L’œuvre apparaît alors. À la manière d’une notation d’inventaire Noémie Chauvet nomme ses œuvres. Cette codification place l’artiste au plus proche de ses réalisations. Chaque symbole, lettre et chiffre a sa signification, de temps, de médium, de matériaux ou de série. Ce rapport morphologique aux œuvres permet à chaque pièce de fonctionner comme un repère. Un atlas, d’images inhérentes et largement inspirées par l’art minimal, le constructivisme et les architectures modernes, guide sa création. Ses dernières productions décloisonnent  la régulation des séries pour aller vers des modèles beaucoup plus hiérarchisés et des déclinaisons de formes explorant un style de geometrical studie. 
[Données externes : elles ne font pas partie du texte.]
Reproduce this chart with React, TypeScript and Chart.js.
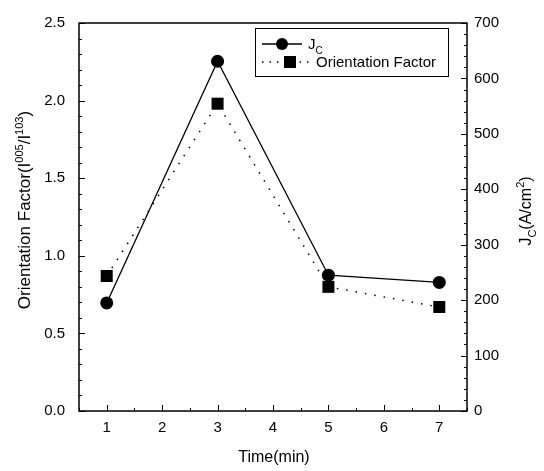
import { useEffect, useRef } from "react";
import { Chart, registerables } from "chart.js";

Chart.register(...registerables);

const timeMin = [1, 3, 5, 7];
const jcValues = [195, 631, 245, 232];
const orientationValues = [0.87, 1.98, 0.8, 0.67];
const xTickValues = [1, 2, 3, 4, 5, 6, 7];
const leftTickValues = [0, 0.5, 1, 1.5, 2, 2.5];
const rightTickValues = [0, 100, 200, 300, 400, 500, 600, 700];

const FONT = "'Liberation Sans', Arial, sans-serif";

type Run = { t: string; sup?: boolean; sub?: boolean };

function drawRuns(ctx: CanvasRenderingContext2D, runs: Run[], size: number, x: number, y: number, center: boolean) {
  const small = Math.round(size * 0.66);
  const widths = runs.map((r) => {
    ctx.font = `${r.sup || r.sub ? small : size}px ${FONT}`;
    return ctx.measureText(r.t).width;
  });
  const total = widths.reduce((a, b) => a + b, 0);
  let cx = center ? x - total / 2 : x;
  runs.forEach((r, i) => {
    ctx.font = `${r.sup || r.sub ? small : size}px ${FONT}`;
    const dy = r.sup ? -size * 0.42 : r.sub ? size * 0.3 : 0;
    ctx.fillText(r.t, cx, y + dy);
    cx += widths[i];
  });
}

const decorPlugin = {
  id: "decor",
  afterDraw(chart: any) {
    const ctx: CanvasRenderingContext2D = chart.ctx;
    const { left, right, top, bottom } = chart.chartArea;
    const xs = chart.scales.x;
    const ys = chart.scales.y;
    const y1 = chart.scales.y1;
    ctx.save();
    ctx.strokeStyle = "#000";
    ctx.fillStyle = "#000";
    ctx.lineWidth = 1.5;
    ctx.strokeRect(left, top, right - left, bottom - top);
    ctx.lineWidth = 1;
    ctx.beginPath();
    for (let v = 0.5; v <= 7.5001; v += 0.5) {
      const px = Math.round(xs.getPixelForValue(v)) + 0.5;
      const len = Math.abs(v - Math.round(v)) < 1e-6 ? 6 : 3;
      ctx.moveTo(px, bottom);
      ctx.lineTo(px, bottom - len);
    }
    for (let i = 0; i <= 25; i++) {
      const v = i / 10;
      const py = Math.round(ys.getPixelForValue(v)) + 0.5;
      const len = i % 5 === 0 ? 6 : 3;
      ctx.moveTo(left, py);
      ctx.lineTo(left + len, py);
    }
    for (let v = 0; v <= 700; v += 20) {
      const py = Math.round(y1.getPixelForValue(v)) + 0.5;
      const len = v % 100 === 0 ? 6 : 3;
      ctx.moveTo(right, py);
      ctx.lineTo(right - len, py);
    }
    ctx.stroke();

    // axis titles
    ctx.textBaseline = "alphabetic";
    ctx.textAlign = "left";
    drawRuns(ctx, [{ t: "Time(min)" }], 16, 274, 462, true);

    ctx.save();
    ctx.translate(30, 210);
    ctx.rotate(-Math.PI / 2);
    drawRuns(
      ctx,
      [{ t: "Orientation Factor(I" }, { t: "005", sup: true }, { t: "/I" }, { t: "103", sup: true }, { t: ")" }],
      17,
      0,
      0,
      true
    );
    ctx.restore();

    ctx.save();
    ctx.translate(531, 211);
    ctx.rotate(-Math.PI / 2);
    drawRuns(ctx, [{ t: "J" }, { t: "C", sub: true }, { t: "(A/cm" }, { t: "2", sup: true }, { t: ")" }], 16, 0, 0, true);
    ctx.restore();

    // legend
    const lx = 255, ly = 28, lw = 193, lh = 48;
    ctx.lineWidth = 1;
    ctx.strokeRect(lx + 0.5, ly + 0.5, lw, lh);
    // entry 1
    const e1y = 44;
    ctx.lineWidth = 1.3;
    ctx.beginPath();
    ctx.moveTo(262, e1y);
    ctx.lineTo(302, e1y);
    ctx.stroke();
    ctx.beginPath();
    ctx.arc(282, e1y, 6, 0, Math.PI * 2);
    ctx.fill();
    drawRuns(ctx, [{ t: "J" }, { t: "C", sub: true }], 15, 308, e1y + 5, false);
    // entry 2
    const e2y = 62;
    ctx.setLineDash([1.5, 6]);
    ctx.lineWidth = 1.5;
    ctx.beginPath();
    ctx.moveTo(262, e2y);
    ctx.lineTo(312, e2y);
    ctx.stroke();
    ctx.setLineDash([]);
    ctx.fillRect(284, e2y - 6, 12, 12);
    drawRuns(ctx, [{ t: "Orientation Factor" }], 15, 316, e2y + 5, false);
    ctx.restore();
  },
};

export default function App() {
  const ref = useRef<HTMLCanvasElement>(null);
  useEffect(() => {
    const canvas = ref.current;
    if (!canvas) return;
    const chart = new Chart(canvas, {
      type: "line",
      data: {
        datasets: [
          {
            label: "JC",
            data: timeMin.map((x, i) => ({ x, y: jcValues[i] })),
            yAxisID: "y1",
            borderColor: "#000",
            backgroundColor: "#000",
            borderWidth: 1.3,
            pointStyle: "circle",
            pointRadius: 6.5,
            pointBorderWidth: 0,
          },
          {
            label: "Orientation Factor",
            data: timeMin.map((x, i) => ({ x, y: orientationValues[i] })),
            yAxisID: "y",
            borderColor: "#000",
            backgroundColor: "#000",
            borderWidth: 1.5,
            borderDash: [1.5, 8],
            pointStyle: "rect",
            pointRadius: 8.5,
            pointBorderWidth: 0,
          },
        ],
      },
      options: {
        responsive: false,
        animation: false,
        layout: { padding: { top: 13 } },
        plugins: { legend: { display: false }, tooltip: { enabled: false } },
        scales: {
          x: {
            type: "linear",
            min: 0.5,
            max: 7.5,
            afterBuildTicks: (s: any) => {
              s.ticks = xTickValues.map((v) => ({ value: v }));
            },
            afterFit: (s: any) => {
              s.height = 60;
            },
            grid: { display: false, drawTicks: false },
            border: { display: false },
            ticks: {
              color: "#000",
              padding: 8,
              font: { family: FONT, size: 15 },
              autoSkip: false,
              maxRotation: 0,
              callback: (v: any) => String(v),
            },
          },
          y: {
            type: "linear",
            position: "left",
            min: 0,
            max: 2.5,
            afterBuildTicks: (s: any) => {
              s.ticks = leftTickValues.map((v) => ({ value: v }));
            },
            afterFit: (s: any) => {
              s.width = 79;
            },
            grid: { display: false, drawTicks: false },
            border: { display: false },
            ticks: {
              color: "#000",
              padding: 14,
              font: { family: FONT, size: 15 },
              callback: (v: any) => Number(v).toFixed(1),
            },
          },
          y1: {
            type: "linear",
            position: "right",
            min: 0,
            max: 700,
            afterBuildTicks: (s: any) => {
              s.ticks = rightTickValues.map((v) => ({ value: v }));
            },
            afterFit: (s: any) => {
              s.width = 77;
            },
            grid: { display: false, drawTicks: false },
            border: { display: false },
            ticks: {
              color: "#000",
              padding: 7,
              font: { family: FONT, size: 15 },
              callback: (v: any) => String(v),
            },
          },
        },
      },
      plugins: [decorPlugin],
    } as any);
    return () => chart.destroy();
  }, []);
  return (
    <div style={{ position: "fixed", left: 0, top: 0, width: 544, height: 471, background: "#fff" }}>
      <canvas ref={ref} width={544} height={471} />
    </div>
  );
}
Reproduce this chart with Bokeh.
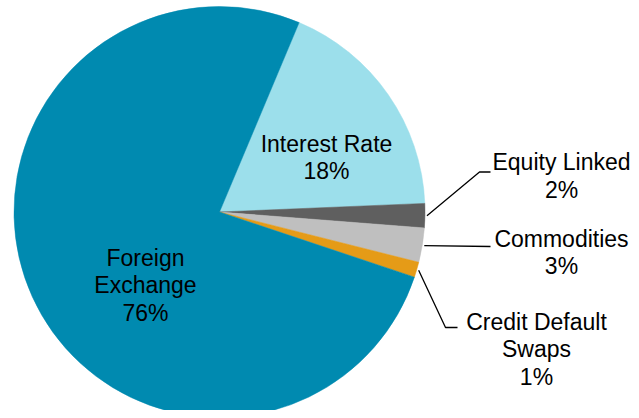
import math
from bokeh.plotting import figure
from bokeh.models import Range1d, ColumnDataSource
from bokeh.core.properties import value
from bokeh.embed import file_html
from bokeh.resources import INLINE

# ---- data ----
categories = ["Interest Rate", "Equity Linked", "Commodities", "Credit Default\nSwaps", "Foreign\nExchange"]
shares = [18.0, 1.9, 2.7, 1.2, 76.2]
colors = ["#9CDFEB", "#5F5F5F", "#BFBFBF", "#E59B17", "#008AB0"]

# ---- layout (pixel coordinates of the picture, y downward) ----
W, H = 631, 410
CX, CY, R = 219, 211.5, 205.5
START_DEG = 22.8  # clockwise from 12 o'clock, where first slice begins

def to_data_y(py):
    return 418 - py

p = figure(width=W, height=H, output_backend="svg", toolbar_location=None,
           x_range=Range1d(0, W), y_range=Range1d(418 - H, 418),
           min_border=0, outline_line_color=None)
p.axis.visible = False
p.grid.visible = False
p.background_fill_color = "white"
p.border_fill_color = "white"

total = sum(shares)
starts, ends, mids = [], [], []
theta = START_DEG
for v in shares:
    span = v / total * 360.0
    starts.append(theta)
    ends.append(theta + span)
    mids.append(theta + span / 2)
    theta += span

src = ColumnDataSource(dict(
    start=[math.radians(90 - s) for s in starts],
    end=[math.radians(90 - e) for e in ends],
    color=colors,
    cat=categories,
))
p.wedge(x=CX, y=to_data_y(CY), radius=R, start_angle="start", end_angle="end",
        direction="clock", fill_color="color", line_color="color", line_width=0.5,
        source=src)

pct = [f"{round(v / total * 100)}%" for v in shares]
labels = [c + "\n" + q for c, q in zip(categories, pct)]

# label block centres (picture coords)
label_pos = {
    0: (326, 157),
    1: (561, 175.5),
    2: (561, 252),
    3: (536, 349),
    4: (145, 285),
}
lx = [label_pos[i][0] for i in range(len(labels))]
ly = [to_data_y(label_pos[i][1]) for i in range(len(labels))]
p.text(x=lx, y=ly, text=labels, text_align="center", text_baseline="middle",
       text_font=value("Liberation Sans"), text_font_size="23px",
       text_color="#000000", text_line_height=1.04)

# leader lines for small slices: start just outside the rim at slice mid-angle
elbows = {
    1: [(479, 171.5), (490, 171.5)],
    2: [(490, 246)],
    3: [(445, 327), (457, 327)],
}
for i, pts in elbows.items():
    a = math.radians(mids[i])
    sx = CX + (R + 2) * math.sin(a)
    sy = CY - (R + 2) * math.cos(a)
    xs = [sx] + [q[0] for q in pts]
    ys = [to_data_y(sy)] + [to_data_y(q[1]) for q in pts]
    p.line(xs, ys, line_color="#000000", line_width=1.3)

open("out.html", "w").write(file_html(p, INLINE))
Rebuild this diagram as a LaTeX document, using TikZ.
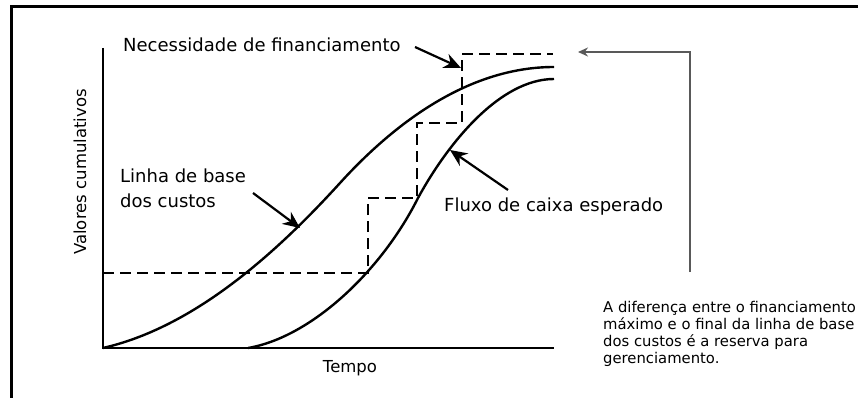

Noémie Chauvet nous dévoile une multitude de variations qui constituent cette « forme de chaîne par laquelle la perception s’articule ». Elle fabrique et dresse les plans de modules afin de parcourir nos espaces variés et dissimulés.

 

 

Wolkenbügel, El Lissitsky, 1924-1925

Stéphane Audeguy, La théorie des nuages, Gallimard, coll. Folio, Barcelone, 2009

Entretien de Hubert Damisch avec Giovanni Gareri et Bernard Vouilloux, in Perspectives, 2013.